McGahey was first diagnosed with PTSD in the late 1970s after treatment in Philadelphia Naval Hospital. He explains, “I have a lot of flashbacks. I get paranoid in public, and petting Patch helps keep me calm. When Im ripping the bed apart at night he licks me.”
Convincing others that Patch is a service animal has been an uphill battle. The former medical corpsman has been denied access to some public places with Patch. “Its not like Im trying to take an alligator with me. I just want people to know service animals can be other than dogs.”

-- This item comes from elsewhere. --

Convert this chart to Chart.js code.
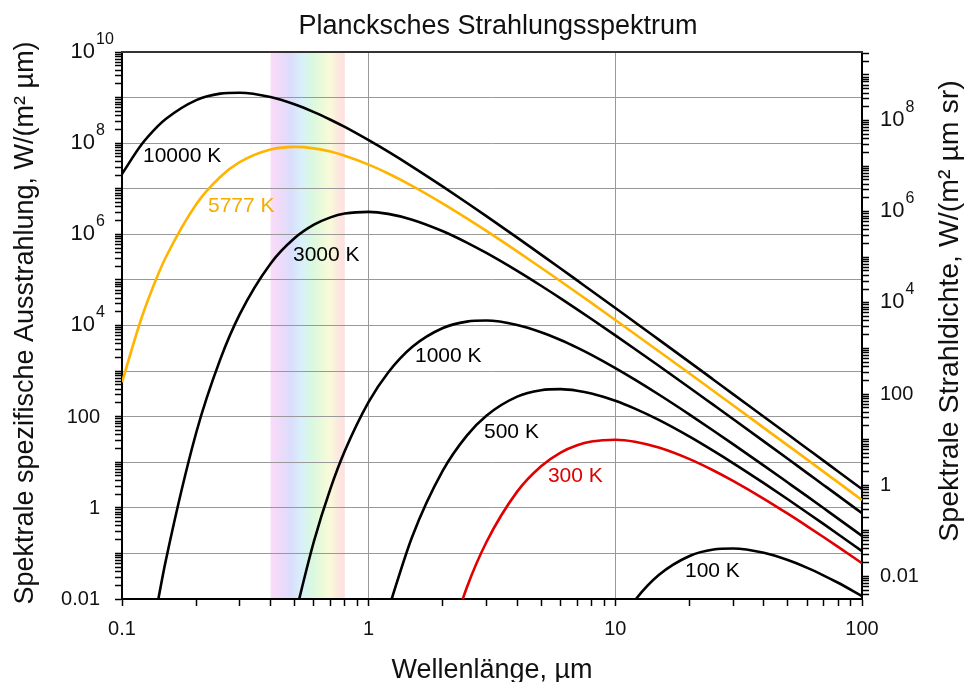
<!DOCTYPE html>
<html>
<head>
<meta charset="utf-8">
<title>Plancksches Strahlungsspektrum</title>
<script src="https://cdn.jsdelivr.net/npm/chart.js@4.4.1/dist/chart.umd.min.js"></script>
<style>
  html, body { margin: 0; padding: 0; background: #fff; overflow: hidden; }
  #wrap { position: relative; width: 966px; height: 682px; }
</style>
</head>
<body>
<div id="wrap"><canvas id="chart"></canvas></div>
<script>
// Wellenlaenge in µm
const wavelengths = [0.1, 0.12, 0.14, 0.15, 0.2, 0.25, 0.3, 0.4, 0.5, 0.6, 0.7, 0.8, 1, 1.2, 1.5, 2, 2.5, 3, 4, 5, 6, 7, 8, 10, 12, 15, 20, 25, 30, 40, 50, 60, 70, 80, 100];

// spezifische Ausstrahlung in W/(m² µm) (null = unter 0.01)
const t10000 = [2.11e7, 9.33e7, 2.39e8, 3.36e8, 8.79e8, 1.22e9, 1.28e9, 1.03e9, 7.14e8, 4.81e8, 3.27e8, 2.27e8, 1.16e8, 6.49e7, 3.06e7, 1.11e7, 4.92e6, 2.50e6, 8.44e5, 3.59e5, 1.78e5, 9.76e4, 5.80e4, 2.42e4, 1.18e4, 4890, 1570, 647, 313, 99.8, 41.0, 19.8, 10.7, 6.29, 2.58];
const t5777 = [571, 1.46e4, 1.31e5, 3.03e5, 4.57e6, 1.81e7, 3.82e7, 7.24e7, 8.28e7, 7.70e7, 6.53e7, 5.31e7, 3.38e7, 2.16e7, 1.16e7, 4.73e6, 2.24e6, 1.19e6, 4.23e5, 1.85e5, 9.35e4, 5.21e4, 3.13e4, 1.32e4, 6520, 2730, 882, 366, 178, 56.9, 23.5, 11.4, 6.15, 3.61, 1.48];
const t3000 = [null, null, 0.00922, 0.0641, 45.0, 1786, 1.756e4, 2.268e5, 8.18e5, 1.626e6, 2.358e6, 2.852e6, 3.117e6, 2.815e6, 2.100e6, 1.169e6, 6.60e5, 3.90e5, 1.577e5, 7.44e4, 3.93e4, 2.26e4, 1.39e4, 6080, 3060, 1308, 432, 181, 88.8, 28.7, 11.9, 5.78, 3.14, 1.85, 0.762];
const t1000 = [null, null, null, null, null, null, null, null, 0.00381, 0.185, 2.64, 17.6, 211, 933, 3364, 8789, 12171, 12829, 10296, 7139, 4811, 3269, 2265, 1164, 649, 306, 111, 49.2, 25.0, 8.44, 3.59, 1.78, 0.976, 0.580, 0.242];
const t500 = [null, null, null, null, null, null, null, null, null, null, null, null, null, 0.00579, 0.230, 6.60, 38.4, 105, 275, 380, 401, 371, 322, 223, 150, 84.8, 36.4, 17.7, 9.57, 3.47, 1.54, 0.782, 0.438, 0.264, 0.112];
const t300 = [null, null, null, null, null, null, null, null, null, null, null, null, null, null, null, 0.00045, 0.0179, 0.176, 2.27, 8.18, 16.3, 23.6, 28.5, 31.2, 28.2, 21.0, 11.7, 6.60, 3.90, 1.58, 0.744, 0.393, 0.226, 0.139, 0.0608];
const t100 = [null, null, null, null, null, null, null, null, null, null, null, null, null, null, null, null, null, null, null, null, null, null, null, 0.00211, 0.00933, 0.0336, 0.0879, 0.122, 0.128, 0.103, 0.0714, 0.0481, 0.0327, 0.0227, 0.0116];

const curveNames = ['10000 K', '5777 K', '3000 K', '1000 K', '500 K', '300 K', '100 K'];
const visibleRange = [0.4, 0.8];

const xTickLabels = [0.1, 1, 10, 100];
const yTickLabels = [0.01, 1, 100, 1e4, 1e6, 1e8, 1e10];
const y2TickLabels = [0.01, 1, 100, 1e4, 1e6, 1e8];

const FONT = '"Liberation Sans", Arial, Helvetica, sans-serif';
const ORANGE = '#ffb400';
const RED = '#e00000';

// where the curve names sit, in data units (left edge, vertical middle)
const nameSpots = [[0.1216, 5.15e7], [0.2232, 4.12e6], [0.4933, 3.47e5], [1.541, 2109], [2.935, 45.3], [5.33, 4.91], [19.16, 0.0404]];
const nameColors = ['#000', '#f5ac00', '#000', '#000', '#000', RED, '#000'];

function points(values) {
  return values.map((v, i) => ({ x: wavelengths[i], y: v })).filter(p => p.y !== null);
}

// 1..9 x 10^n between min and max
function logTicks(min, max) {
  const out = [];
  for (let e = Math.floor(Math.log10(min)); e <= Math.ceil(Math.log10(max)); e++) {
    for (let k = 1; k < 10; k++) {
      const v = k * Math.pow(10, e);
      if (v >= min * 0.9999 && v <= max * 1.0001) out.push(v);
    }
  }
  return out;
}

function isDecade(v) {
  const l = Math.log10(v);
  return Math.abs(l - Math.round(l)) < 1e-6;
}

function decadeGrid(ctx) {
  return ctx.tick && isDecade(ctx.tick.value) ? '#999999' : 'rgba(0,0,0,0)';
}

// y = tick position
function drawNumber(ctx, v, x, y, side) {
  ctx.textBaseline = 'alphabetic';
  if (v >= 1e4) {
    const exp = Math.round(Math.log10(v));
    ctx.font = '22px ' + FONT;
    const w = ctx.measureText('10').width;
    const bx = side === 'left' ? x - 5 - w : x;
    ctx.textAlign = 'left';
    ctx.fillText('10', bx, y + 5.5);
    ctx.font = '16px ' + FONT;
    ctx.fillText(String(exp), bx + w + 1, y - 8.5);
  } else {
    ctx.font = '20px ' + FONT;
    ctx.textAlign = side === 'left' ? 'right' : (side === 'right' ? 'left' : 'center');
    ctx.fillText(String(v), x, y + 6);
  }
}

const decor = {
  id: 'decor',
  beforeDraw(chart) {
    const { ctx, chartArea: a, scales } = chart;
    ctx.save();
    ctx.fillStyle = '#fff';
    ctx.fillRect(0, 0, chart.width, chart.height);
    // sichtbarer Bereich
    const x0 = scales.x.getPixelForValue(visibleRange[0]);
    const x1 = scales.x.getPixelForValue(visibleRange[1]);
    const g = ctx.createLinearGradient(x0, 0, x1, 0);
    g.addColorStop(0.00, 'rgb(250,220,248)');
    g.addColorStop(0.14, 'rgb(238,218,250)');
    g.addColorStop(0.28, 'rgb(218,222,252)');
    g.addColorStop(0.42, 'rgb(216,240,250)');
    g.addColorStop(0.56, 'rgb(218,248,224)');
    g.addColorStop(0.70, 'rgb(236,250,218)');
    g.addColorStop(0.80, 'rgb(250,250,218)');
    g.addColorStop(0.90, 'rgb(252,234,222)');
    g.addColorStop(1.00, 'rgb(252,224,226)');
    ctx.fillStyle = g;
    ctx.fillRect(x0, a.top, x1 - x0, a.bottom - a.top);
    ctx.restore();
  },
  afterDraw(chart) {
    const { ctx, chartArea: a, scales } = chart;
    ctx.save();
    // obere Rahmenlinie
    ctx.strokeStyle = '#333';
    ctx.lineWidth = 2;
    ctx.beginPath();
    ctx.moveTo(a.left - 1, a.top);
    ctx.lineTo(a.right + 1, a.top);
    ctx.stroke();

    ctx.fillStyle = '#111';
    yTickLabels.forEach(v => drawNumber(ctx, v, 100, scales.y.getPixelForValue(v), 'left'));
    y2TickLabels.forEach(v => drawNumber(ctx, v, 880, scales.y2.getPixelForValue(v), 'right'));
    xTickLabels.forEach(v => drawNumber(ctx, v, scales.x.getPixelForValue(v), 629, 'center'));

    // Kurvennamen
    ctx.font = '21px ' + FONT;
    ctx.textAlign = 'left';
    ctx.textBaseline = 'middle';
    curveNames.forEach((name, i) => {
      ctx.fillStyle = nameColors[i];
      ctx.fillText(name, scales.x.getPixelForValue(nameSpots[i][0]), scales.y.getPixelForValue(nameSpots[i][1]));
    });

    // Titel und Achsentitel
    ctx.fillStyle = '#111';
    ctx.textBaseline = 'alphabetic';
    ctx.textAlign = 'center';
    ctx.font = '27px ' + FONT;
    ctx.fillText('Plancksches Strahlungsspektrum', 498, 34);
    ctx.fillText('Wellenlänge, µm', (a.left + a.right) / 2, 678);

    ctx.save();
    ctx.translate(33, 323);
    ctx.rotate(-Math.PI / 2);
    ctx.fillText('Spektrale spezifische Ausstrahlung, W/(m² µm)', 0, 0);
    ctx.restore();

    ctx.save();
    ctx.font = '28.5px ' + FONT;
    ctx.translate(958, 311);
    ctx.rotate(-Math.PI / 2);
    ctx.fillText('Spektrale Strahldichte, W/(m² µm sr)', 0, 0);
    ctx.restore();

    ctx.restore();
  }
};

const lineStyle = { borderWidth: 2.6, pointRadius: 0, cubicInterpolationMode: 'monotone', clip: 0 };

new Chart(document.getElementById('chart'), {
  type: 'line',
  data: {
    datasets: [
      { label: curveNames[0], data: points(t10000), borderColor: '#000', ...lineStyle },
      { label: curveNames[1], data: points(t5777), borderColor: ORANGE, ...lineStyle },
      { label: curveNames[2], data: points(t3000), borderColor: '#000', ...lineStyle },
      { label: curveNames[3], data: points(t1000), borderColor: '#000', ...lineStyle },
      { label: curveNames[4], data: points(t500), borderColor: '#000', ...lineStyle },
      { label: curveNames[5], data: points(t300), borderColor: RED, ...lineStyle },
      { label: curveNames[6], data: points(t100), borderColor: '#000', ...lineStyle }
    ]
  },
  options: {
    responsive: true,
    maintainAspectRatio: false,
    animation: false,
    layout: { padding: { top: 52, left: 0, right: 0, bottom: 0 } },
    plugins: { legend: { display: false }, tooltip: { enabled: false } },
    scales: {
      x: {
        type: 'logarithmic',
        position: 'bottom',
        min: 0.1,
        max: 100,
        afterBuildTicks: axis => { axis.ticks = logTicks(0.1, 100).map(v => ({ value: v })); },
        afterFit: axis => { axis.height = 83; },
        ticks: { display: false, autoSkip: false },
        grid: { color: decadeGrid, lineWidth: 1, tickColor: '#000', tickLength: 7, tickWidth: 1.5 },
        border: { color: '#000', width: 2 }
      },
      y: {
        type: 'logarithmic',
        position: 'left',
        min: 0.01,
        max: 1e10,
        afterBuildTicks: axis => { axis.ticks = logTicks(0.01, 1e10).map(v => ({ value: v })); },
        afterFit: axis => { axis.width = 122; },
        ticks: { display: false, autoSkip: false },
        grid: { color: decadeGrid, lineWidth: 1, tickColor: '#000', tickLength: 7, tickWidth: 1.5 },
        border: { color: '#000', width: 2 }
      },
      y2: {
        type: 'logarithmic',
        position: 'right',
        min: 0.01 / Math.PI,
        max: 1e10 / Math.PI,
        afterBuildTicks: axis => { axis.ticks = logTicks(0.01 / Math.PI, 1e10 / Math.PI).map(v => ({ value: v })); },
        afterFit: axis => { axis.width = 104; },
        ticks: { display: false, autoSkip: false },
        grid: { drawOnChartArea: false, tickColor: '#000', tickLength: 7, tickWidth: 1.5 },
        border: { color: '#000', width: 2 }
      }
    }
  },
  plugins: [decor]
});
</script>
</body>
</html>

McGahey first dispelled the myth that only dogs can work as service animals at an H-E-B store. Executive staff contacted store managers where he shops to arrange for him to carry Patch in a pouch the cat has been trained to stay inside. It hasn’t been so easy for him to gain access for Patch elsewhere, however. Patch and McGahey are regular riders on city buses, but only after he asked permission and danced through a sea of red tape. The pair encountered resistance the first time they visited the Veterans Administration medical clinic. McGahey was required to show a copy of the ADA definition of service animals and his doctors prescription, which were photocopied for his file, before he was permitted to keep Patch with him. McGahey said he has not been permitted to take Patch into local restaurants, and he understands that it’s often because of owners’ misunderstanding of federal regulations.